In a post-credits scene, Dan arrives at the home of the customer whom Dean had insulted earlier, incorrectly believing it to be the party's location. The customer angrily demands the gift certificates he was promised earlier from Dan.

==Production==
Waiting... was filmed in New Orleans; Jefferson Parish, Louisiana; and Kenner, Louisiana.

==Release==
The film premiered on September 29, 2005, grossing $6,021,106 in its opening weekend in 1,652 theaters. It opened at #7 at the U.S. box office. Its total gross was $18,637,690, with $16,124,543 in the U.S. and $2,513,147 in foreign markets.

==Reception==
On the review aggregator website Rotten Tomatoes, 29% of 92 critics' reviews are positive, with an average rating of 4.4/10. The website's consensus reads: "Waiting... is a gross-out comedy that's more gross than comic." Metacritic, which uses a weighted average, assigned the a score of 30 out of 100, based on 26 critics, indicating "generally unfavorable" reviews.

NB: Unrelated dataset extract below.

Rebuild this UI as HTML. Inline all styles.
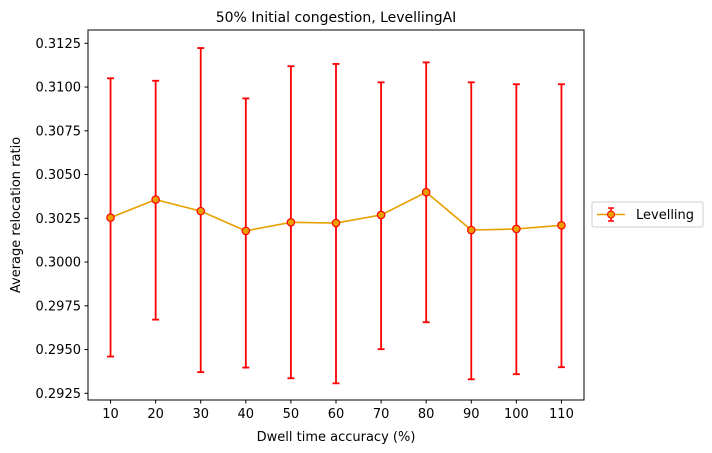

Audiences polled by CinemaScore gave the film an average grade of "B" on an A+ to F scale.

Roger Ebert gave the film a 1.5 stars out of 4 claiming that "'Waiting...' is melancholy for a comedy."

Despite negative reviews from critics, Waiting... has garnered a small cult following.

==Sequel==
A direct-to-DVD sequel, titled Still Waiting..., was released on February 17, 2009. The second film is about another Shenaniganz location dealing with new competition from a Hooters-like sports bar called TaTa's Wing Shack run by Calvin from the first film.